◆ **Request**
Will you write out the data exactly, excluding every picture?

◆ **Data shown**
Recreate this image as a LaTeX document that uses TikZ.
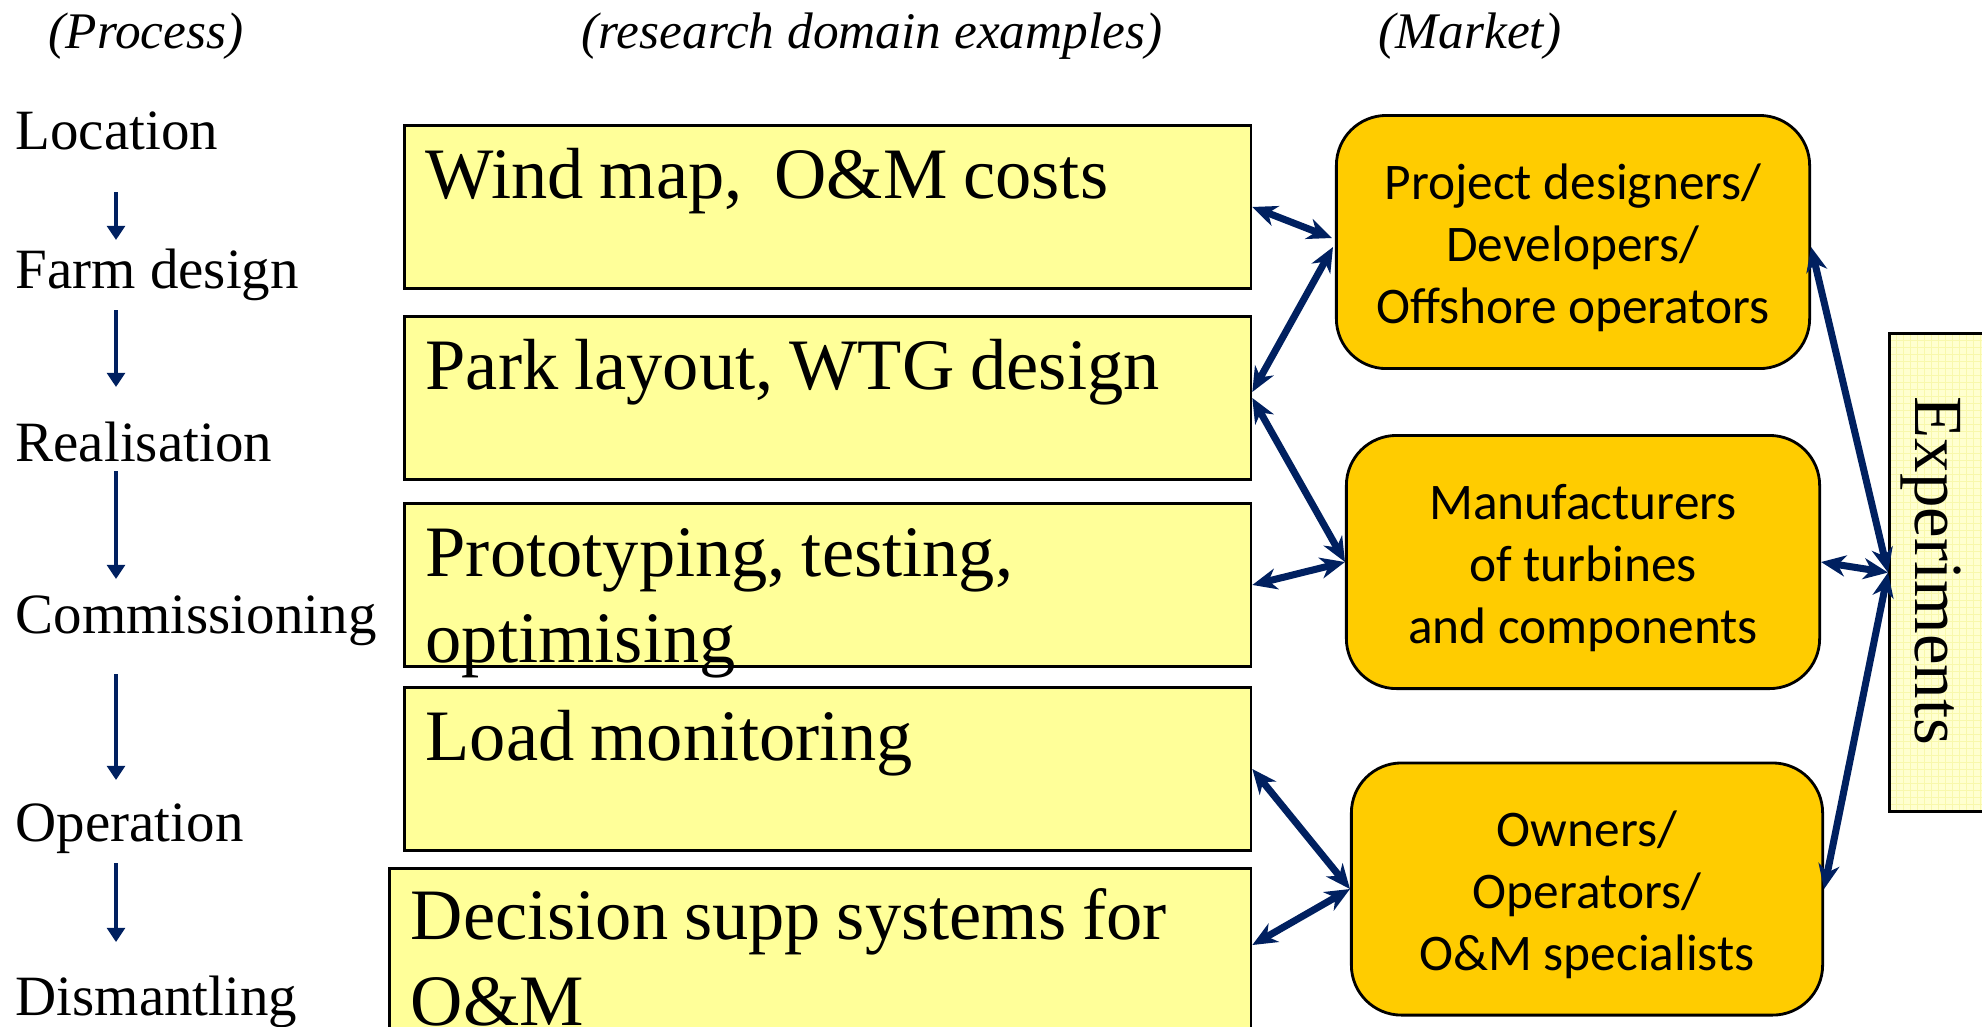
\documentclass[tikz,border=0pt]{standalone}
\usepackage{fontspec}
\setmainfont{Liberation Serif}
\newfontfamily\calibri{Carlito}
\usetikzlibrary{calc,arrows.meta}

\definecolor{navy}{RGB}{0,32,96}
\definecolor{boxyellow}{RGB}{255,255,153}
\definecolor{mktorange}{RGB}{255,204,0}
\definecolor{expyellow}{RGB}{255,255,208}
\definecolor{expgrid}{RGB}{248,248,172}

\begin{document}
\begin{tikzpicture}[x=0.01cm,y=-0.01cm,
	dom/.style={draw=black,line width=0.8pt,fill=boxyellow,inner sep=0pt,anchor=north west,minimum width=\bw,minimum height=\bh},
	domtext/.style={anchor=base west,inner sep=0pt,text width=8.2cm,align=left,font=\fontsize{20.6}{24.5}\selectfont,
		execute at begin node={\spaceskip=0.22em plus 0.05em\xspaceskip=0.24em\relax}},
	mkt/.style={draw=black,line width=0.8pt,fill=mktorange,rounded corners=0.5cm,inner sep=0pt,minimum width=4.73cm,minimum height=2.53cm},
	mkttext/.style={inner sep=0pt,align=center,font=\calibri\fontsize{14.6}{17.6}\selectfont},
	proc/.style={anchor=base west,inner sep=0pt,font=\fontsize{16.2}{19}\selectfont},
	head/.style={anchor=base west,inner sep=0pt,font=\itshape\fontsize{14.6}{17}\selectfont},
	procarrow/.style={navy,line width=1.4pt,-{Triangle[length=4pt,width=5pt]}},
	link/.style={navy,line width=2pt,{Stealth[length=7pt,width=6pt,inset=2.2pt]}-{Stealth[length=7pt,width=6pt,inset=2.2pt]}}]
		\def \bw {8.46cm}
		\def \bh {1.63cm}
		\useasboundingbox (0,0) rectangle (1982,1026);
		
		%column titles
		\node[head] (hproc) at (48,48) {(Process)};
		\node[head] (hdom) at (581,48) {(research domain examples)};
		\node[head] (hmkt) at (1378,48) {(Market)};
		
		%process steps
		\node[proc] (loc) at (15,149) {Location};
		\node[proc] (farm) at (15,288) {Farm design};
		\node[proc] (real) at (15,461) {Realisation};
		\node[proc] (comm) at (15,633) {Commissioning};
		\node[proc] (oper) at (15,841) {Operation};
		\node[proc] (dism) at (15,1015) {Dismantling};
		
		\draw[procarrow] ($(loc.base west)+(101,43)$) -- ($(farm.base west)+(101,-48)$);
		\draw[procarrow] ($(farm.base west)+(101,22)$) -- ($(real.base west)+(101,-74)$);
		\draw[procarrow] ($(real.base west)+(101,10)$) -- ($(comm.base west)+(101,-54)$);
		\draw[procarrow] ($(comm.base west)+(101,41)$) -- ($(oper.base west)+(101,-61)$);
		\draw[procarrow] ($(oper.base west)+(101,22)$) -- ($(dism.base west)+(101,-73)$);
		
		%research domain boxes
		\node[dom] (b1) at (403,124) {};
		\node[dom] (b2) at (403,315) {};
		\node[dom] (b3) at (403,502) {};
		\node[dom] (b4) at (403,686) {};
		\node[dom,minimum width=8.61cm,minimum height=1.93cm] (b5) at (388,867) {};
		
		\node[domtext] (t1) at ($(b1.north west)+(22,74)$) {Wind map,\ \ O\&M costs};
		\node[domtext] (t2) at ($(b2.north west)+(22,74)$) {Park layout, WTG design};
		\node[domtext] (t3) at ($(b3.north west)+(22,74)$) {Prototyping, testing,\\optimising};
		\node[domtext] (t4) at ($(b4.north west)+(22,74)$) {Load monitoring};
		\node[domtext] (t5) at ($(b5.north west)+(22,72)$) {Decision supp systems for\\O\&M};
		
		%market boxes
		\node[mkt] (o1) at (1573,242) {};
		\node[mkt] (o2) at (1583,562) {};
		\node[mkt,minimum width=4.71cm,minimum height=2.52cm] (o3) at (1587,889) {};
		
		\node[mkttext] (o1t) at ($(o1.center)+(0,6)$) {Project designers/\\Developers/\\Offshore operators};
		\node[mkttext] (o2t) at ($(o2.center)+(0,6)$) {Manufacturers\\of turbines\\and components};
		\node[mkttext] (o3t) at ($(o3.center)+(0,6)$) {Owners/\\Operators/\\O\&M specialists};
		
		%experiments
		\node[draw=black,line width=0.8pt,fill=expyellow,inner sep=0pt,anchor=north west,minimum width=1.12cm,minimum height=4.78cm,
			path picture={\draw[expgrid,line width=0.25pt,step=2pt] (path picture bounding box.south west) grid (path picture bounding box.north east);}] (exp) at (1888,332) {};
		\node[rotate=-90,inner sep=0pt,font=\fontsize{19.6}{22}\selectfont] (exptxt) at (1931,571) {Experiments};
		
		%links
		\draw[link] (b1.east) -- ($(o1.west)+(-3,-4)$);
		\draw[link] ($(o1.west)+(-2,5)$) -- ($(b2.east)+(0,-6)$);
		\draw[link] (b2.east) -- (o2.west);
		\draw[link] (b3.east) -- (o2.west);
		\draw[link] (b4.east) -- (o3.west);
		\draw[link] ($(b5.north east)+(0,78)$) -- (o3.west);
		\draw[link] ($(o1.east)+(0,5)$) -- (exp.west);
		\draw[link] (o2.east) -- (exp.west);
		\draw[link] (o3.east) -- (exp.west);
\end{tikzpicture}
\end{document}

◆ **Output of the exercise**
Recreate this image as a LaTeX document that uses TikZ.
\documentclass[tikz,border=0pt]{standalone}
\usepackage{fontspec}
\setmainfont{Liberation Serif}
\newfontfamily\calibri{Carlito}
\usetikzlibrary{calc,arrows.meta}

\definecolor{navy}{RGB}{0,32,96}
\definecolor{boxyellow}{RGB}{255,255,153}
\definecolor{mktorange}{RGB}{255,204,0}
\definecolor{expyellow}{RGB}{255,255,208}
\definecolor{expgrid}{RGB}{248,248,172}

\begin{document}
\begin{tikzpicture}[x=0.01cm,y=-0.01cm,
	dom/.style={draw=black,line width=0.8pt,fill=boxyellow,inner sep=0pt,anchor=north west,minimum width=\bw,minimum height=\bh},
	domtext/.style={anchor=base west,inner sep=0pt,text width=8.2cm,align=left,font=\fontsize{20.6}{24.5}\selectfont,
		execute at begin node={\spaceskip=0.22em plus 0.05em\xspaceskip=0.24em\relax}},
	mkt/.style={draw=black,line width=0.8pt,fill=mktorange,rounded corners=0.5cm,inner sep=0pt,minimum width=4.73cm,minimum height=2.53cm},
	mkttext/.style={inner sep=0pt,align=center,font=\calibri\fontsize{14.6}{17.6}\selectfont},
	proc/.style={anchor=base west,inner sep=0pt,font=\fontsize{16.2}{19}\selectfont},
	head/.style={anchor=base west,inner sep=0pt,font=\itshape\fontsize{14.6}{17}\selectfont},
	procarrow/.style={navy,line width=1.4pt,-{Triangle[length=4pt,width=5pt]}},
	link/.style={navy,line width=2pt,{Stealth[length=7pt,width=6pt,inset=2.2pt]}-{Stealth[length=7pt,width=6pt,inset=2.2pt]}}]
		\def \bw {8.46cm}
		\def \bh {1.63cm}
		\useasboundingbox (0,0) rectangle (1982,1026);
		
		%column titles
		\node[head] (hproc) at (48,48) {(Process)};
		\node[head] (hdom) at (581,48) {(research domain examples)};
		\node[head] (hmkt) at (1378,48) {(Market)};
		
		%process steps
		\node[proc] (loc) at (15,149) {Location};
		\node[proc] (farm) at (15,288) {Farm design};
		\node[proc] (real) at (15,461) {Realisation};
		\node[proc] (comm) at (15,633) {Commissioning};
		\node[proc] (oper) at (15,841) {Operation};
		\node[proc] (dism) at (15,1015) {Dismantling};
		
		\draw[procarrow] ($(loc.base west)+(101,43)$) -- ($(farm.base west)+(101,-48)$);
		\draw[procarrow] ($(farm.base west)+(101,22)$) -- ($(real.base west)+(101,-74)$);
		\draw[procarrow] ($(real.base west)+(101,10)$) -- ($(comm.base west)+(101,-54)$);
		\draw[procarrow] ($(comm.base west)+(101,41)$) -- ($(oper.base west)+(101,-61)$);
		\draw[procarrow] ($(oper.base west)+(101,22)$) -- ($(dism.base west)+(101,-73)$);
		
		%research domain boxes
		\node[dom] (b1) at (403,124) {};
		\node[dom] (b2) at (403,315) {};
		\node[dom] (b3) at (403,502) {};
		\node[dom] (b4) at (403,686) {};
		\node[dom,minimum width=8.61cm,minimum height=1.93cm] (b5) at (388,867) {};
		
		\node[domtext] (t1) at ($(b1.north west)+(22,74)$) {Wind map,\ \ O\&M costs};
		\node[domtext] (t2) at ($(b2.north west)+(22,74)$) {Park layout, WTG design};
		\node[domtext] (t3) at ($(b3.north west)+(22,74)$) {Prototyping, testing,\\optimising};
		\node[domtext] (t4) at ($(b4.north west)+(22,74)$) {Load monitoring};
		\node[domtext] (t5) at ($(b5.north west)+(22,72)$) {Decision supp systems for\\O\&M};
		
		%market boxes
		\node[mkt] (o1) at (1573,242) {};
		\node[mkt] (o2) at (1583,562) {};
		\node[mkt,minimum width=4.71cm,minimum height=2.52cm] (o3) at (1587,889) {};
		
		\node[mkttext] (o1t) at ($(o1.center)+(0,6)$) {Project designers/\\Developers/\\Offshore operators};
		\node[mkttext] (o2t) at ($(o2.center)+(0,6)$) {Manufacturers\\of turbines\\and components};
		\node[mkttext] (o3t) at ($(o3.center)+(0,6)$) {Owners/\\Operators/\\O\&M specialists};
		
		%experiments
		\node[draw=black,line width=0.8pt,fill=expyellow,inner sep=0pt,anchor=north west,minimum width=1.12cm,minimum height=4.78cm,
			path picture={\draw[expgrid,line width=0.25pt,step=2pt] (path picture bounding box.south west) grid (path picture bounding box.north east);}] (exp) at (1888,332) {};
		\node[rotate=-90,inner sep=0pt,font=\fontsize{19.6}{22}\selectfont] (exptxt) at (1931,571) {Experiments};
		
		%links
		\draw[link] (b1.east) -- ($(o1.west)+(-3,-4)$);
		\draw[link] ($(o1.west)+(-2,5)$) -- ($(b2.east)+(0,-6)$);
		\draw[link] (b2.east) -- (o2.west);
		\draw[link] (b3.east) -- (o2.west);
		\draw[link] (b4.east) -- (o3.west);
		\draw[link] ($(b5.north east)+(0,78)$) -- (o3.west);
		\draw[link] ($(o1.east)+(0,5)$) -- (exp.west);
		\draw[link] (o2.east) -- (exp.west);
		\draw[link] (o3.east) -- (exp.west);
\end{tikzpicture}
\end{document}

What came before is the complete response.